Lindsey Jordan was eighteen when she made Lush, Snail Mail's 2018 debut. It is, without qualification, a great record — not a great debut, not a great record for someone her age, just a great record, full stop. Valentine in 2021 confirmed the initial judgment. Ricochet, arriving five years after Valentine, is the first Snail Mail album that makes you wonder whether Jordan is holding something back.
The problem isn't the songwriting, which remains clean and precise. Jordan knows how to structure a song. She knows how to place a melody where it hurts. The title track closes the album with a string arrangement that's legitimately gorgeous. 'Dead End,' the lead single, has the big-guitar energy and the slightly broken melody that defines the best Snail Mail work. These are not failures.
The problem is that Ricochet often feels like Snail Mail-as-concept — the surface textures without the emotional depth. The production washes out dynamics that Jordan's voice could anchor. The na-na-na and yeah-yeah codas on multiple songs sound like placeholders that got recorded. There's a song called 'Nowhere' that hints at a fear of being replaced, of relevance slipping — 'So much potential out there / Always gonna be someone to take your place' — and then doesn't follow through on the idea. Jordan raises the theme and sets it down before it gets uncomfortable.

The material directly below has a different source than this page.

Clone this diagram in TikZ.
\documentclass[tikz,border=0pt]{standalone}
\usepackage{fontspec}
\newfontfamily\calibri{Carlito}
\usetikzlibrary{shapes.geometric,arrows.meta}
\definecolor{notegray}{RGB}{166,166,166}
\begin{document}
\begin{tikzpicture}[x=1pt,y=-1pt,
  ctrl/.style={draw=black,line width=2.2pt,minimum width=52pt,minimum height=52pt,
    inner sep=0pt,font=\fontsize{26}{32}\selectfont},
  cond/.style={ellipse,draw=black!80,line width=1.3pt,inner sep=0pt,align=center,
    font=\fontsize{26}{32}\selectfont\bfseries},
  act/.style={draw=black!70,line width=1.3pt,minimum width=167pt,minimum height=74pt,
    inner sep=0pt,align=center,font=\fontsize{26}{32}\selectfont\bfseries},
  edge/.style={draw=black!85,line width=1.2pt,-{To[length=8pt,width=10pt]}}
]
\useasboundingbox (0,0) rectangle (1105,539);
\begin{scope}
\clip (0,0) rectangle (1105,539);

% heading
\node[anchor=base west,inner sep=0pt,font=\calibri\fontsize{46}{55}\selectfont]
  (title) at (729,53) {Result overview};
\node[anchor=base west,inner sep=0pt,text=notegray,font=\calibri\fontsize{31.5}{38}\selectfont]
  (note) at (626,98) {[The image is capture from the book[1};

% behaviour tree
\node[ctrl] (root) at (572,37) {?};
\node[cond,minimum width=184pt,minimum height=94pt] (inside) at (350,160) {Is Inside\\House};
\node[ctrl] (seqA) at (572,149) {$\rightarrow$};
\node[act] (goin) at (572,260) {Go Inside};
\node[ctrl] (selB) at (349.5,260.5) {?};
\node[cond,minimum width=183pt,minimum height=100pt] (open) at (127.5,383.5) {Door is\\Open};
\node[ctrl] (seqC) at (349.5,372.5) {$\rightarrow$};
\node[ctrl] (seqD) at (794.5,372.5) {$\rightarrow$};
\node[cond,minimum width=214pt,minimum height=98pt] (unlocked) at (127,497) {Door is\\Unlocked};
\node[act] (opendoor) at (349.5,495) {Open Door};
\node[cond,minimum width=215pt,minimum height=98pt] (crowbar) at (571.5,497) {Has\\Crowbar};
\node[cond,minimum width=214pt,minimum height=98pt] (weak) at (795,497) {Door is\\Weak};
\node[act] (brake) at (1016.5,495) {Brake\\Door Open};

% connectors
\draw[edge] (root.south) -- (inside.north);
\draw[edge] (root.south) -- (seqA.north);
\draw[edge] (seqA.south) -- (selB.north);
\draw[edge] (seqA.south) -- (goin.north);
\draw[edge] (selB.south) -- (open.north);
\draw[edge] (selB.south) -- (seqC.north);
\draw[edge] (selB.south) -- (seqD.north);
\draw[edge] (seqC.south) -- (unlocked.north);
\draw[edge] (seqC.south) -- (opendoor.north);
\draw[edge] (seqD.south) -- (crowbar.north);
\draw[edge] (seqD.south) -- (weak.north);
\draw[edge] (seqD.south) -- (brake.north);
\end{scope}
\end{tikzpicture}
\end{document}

Maybe that's the point. Maybe Ricochet is exactly what Jordan wants it to be: a record that takes some risks with form while retreating from emotional exposure. The tension between those impulses is real and sometimes generative, but it doesn't consistently make for compelling listening.
The best thing about Ricochet is that it exists. Jordan is making music, touring, releasing albums. Not every record in a career has to be a revelation. Ricochet is a good album that rarely touches the highs of what came before. From most artists, that's fine. From Lindsey Jordan, it stings a little. Grade: B-.